Oh, and if your datacenter is in Palo Alto instead of on Pallas, you have the added bonus that you don't have to worry about networking with a 15-minute ping.

tl;dr space isn't cold, vacuum isn't a great cooling medium, and shipping is expensive.



You'd have your radiators in the shade, where it's at least a hundred degrees cooler and you have the thermal mass of the asteroid where you can dump heat temporarily. Sourcing Helium might be difficult, but maybe you can get it from one of the gas giants?


That'd be even less efficient; the gas giants have much deeper gravity wells than Earth, and it's correspondingly much harder to bring material up from them. Jupiter's exhaust velocity is 60 km/s, Saturn's is 35 - compared to a measly 11 km/s for Earth. And as the rocket equation tells us, the fuel required goes up exponentially the greater the change in velocity you need.


I think you mean escape velocity and m/s

11km/s would be ca. 40000 km/s, in other words earth to moon in 10 secs.

By the way, if the ship is surrounded by fuel, ie. in Jupiter's atmosphere, it could use quite a lot.


Thanks, yes, I do mean escape velocity; I didn't catch the typo.

However, I did actually mean to type km/s. Earth's escape velocity is, in fact, 11.2 kilometers per second. (Around 25,000 mph)


This is easy to google (I should have done so before) but still hard to believe. If that's peak speed for only a short time because of fuel limits, it's less hard to believe.


...what do you mean by "peak speed for only a short time because of fuel limits?" It's space. You don't need fuel to maintain speed. What's going to slow you down?

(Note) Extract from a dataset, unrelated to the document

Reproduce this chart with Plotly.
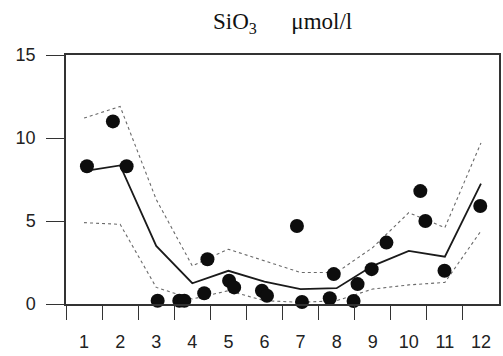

Oh: To clarify, "Escape velocity" is the speed you need to escape Earth's gravity well entirely, so that you are no longer orbiting the Earth at all; it's about the amount of velocity you need to go on interplanetary missions. If you just want to go to, say, the Moon, then you don't need to go that fast. If you just want to go to low Earth orbit (LEO), then orbital velocity's only around 7 km/s.

But that isn't "peak speed" or anything, that's just ... how fast you have to go to be in low Earth orbit. The International Space Station is traveling at 7.67 km/s right now.


But now you are lifting helium out the potential well of a gas giant instead of Earth's.